When you register tournaments, always late register so that you are starting the tournament in the 20 big blind – 40 big blind range that you’ve been studying and are confident playing.
So many players try to register early with a 200 big blind stack that they have no idea how to play, and end up donking off their chips unnecessarily. Rather than registering early and trying to accumulate chips as you would in a cash game, register at a later time and take advantage of your opponent’s lack of knowledge in short and mid stack scenarios.
2. Study ICM Spots
ICM (Independent Chip Model) is one of the most important areas of study in tournament poker, and is applicable at every stage of tournament play. Focus your attention on situations where the money matters most, such as bubble and final table scenarios.
Rather than spending an hour in PIOsolver messing around with random postflop situations, focus your time on gaining a strong understanding of how ICM works, especially in the middle and late stages of tournament play. Instead of trying to learn how to play a GTO or chip-EV strategy that may not even apply depending on the ICM situation, worry about how much money the chips you stand to win or lose represent.
For example, if you double up the first hand of a $50 buy-in tournament, your stack is NOT worth $100, in fact it’s probably only worth $60-$70 at best! This is the main reason why in the early stages of a tournament you should almost never call off your entire stack without the nuts, because you stand to lose your entire buy-in, and can only win an additional 20% in equity if you double up.
ICMizer is a program that has helped thousands of poker players gain a much stronger understanding of how ICM works and how to apply it at the tables. You’ll be able to drill situations across all stages of tournament play, from every stack size and position possible, as well as analyze your own hands to see if you played them correctly.
Download the free version (or use code RYESPECIAL for 20% ICMizer Pro) and start drilling ICM situations today!
3. Ignore Deep Stacked Play
Now that we’ve covered two main areas to focus your study on, let’s talk briefly about one area to avoid when beginning to study tournament poker.
Deep stacked play (100 big blinds +) is simply not an area of study that will have a huge impact on your tournament game, especially when your time is being spent studying short stack and ICM situations.
When you have a big stack in a tournament you should almost never be focused on squeezing out $10-$20 in equity by making massive GTO river bluffs. Instead, your goal is to sit and wait for the recreational players to make big $100 equity mistakes and capitalize on them.
Remember that in a tournament your most valuable chip is your last one, and that you often stand to lose much more than you gain in big pot situations. Focus on retaining the chips you have and wait for other players to make big mistakes.

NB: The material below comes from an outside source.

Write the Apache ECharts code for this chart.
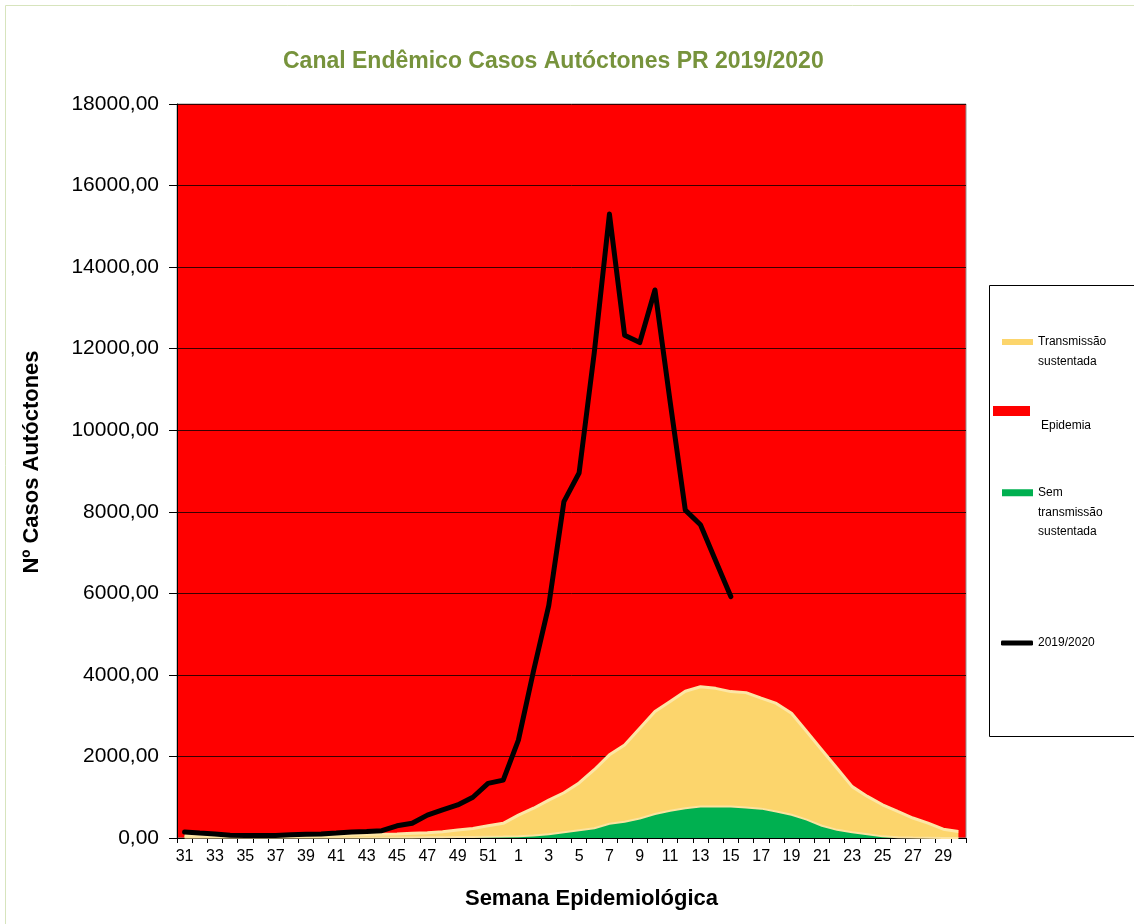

Late registering tournaments and having a solid understanding of short stack play will mitigate the need for deep stacked understanding even further. By starting every tournament in a situation you feel very comfortable in (while your opponents may be quite unsure in these stages), you have an immediate advantage and can push your equity and capitalize on their numerous mistakes.
Spend your study time running quizzes in ICMizer and fine tuning your 0-30 big blind game, and start late registering tournaments to capitalize on situations where your opponents are much less confident than you are.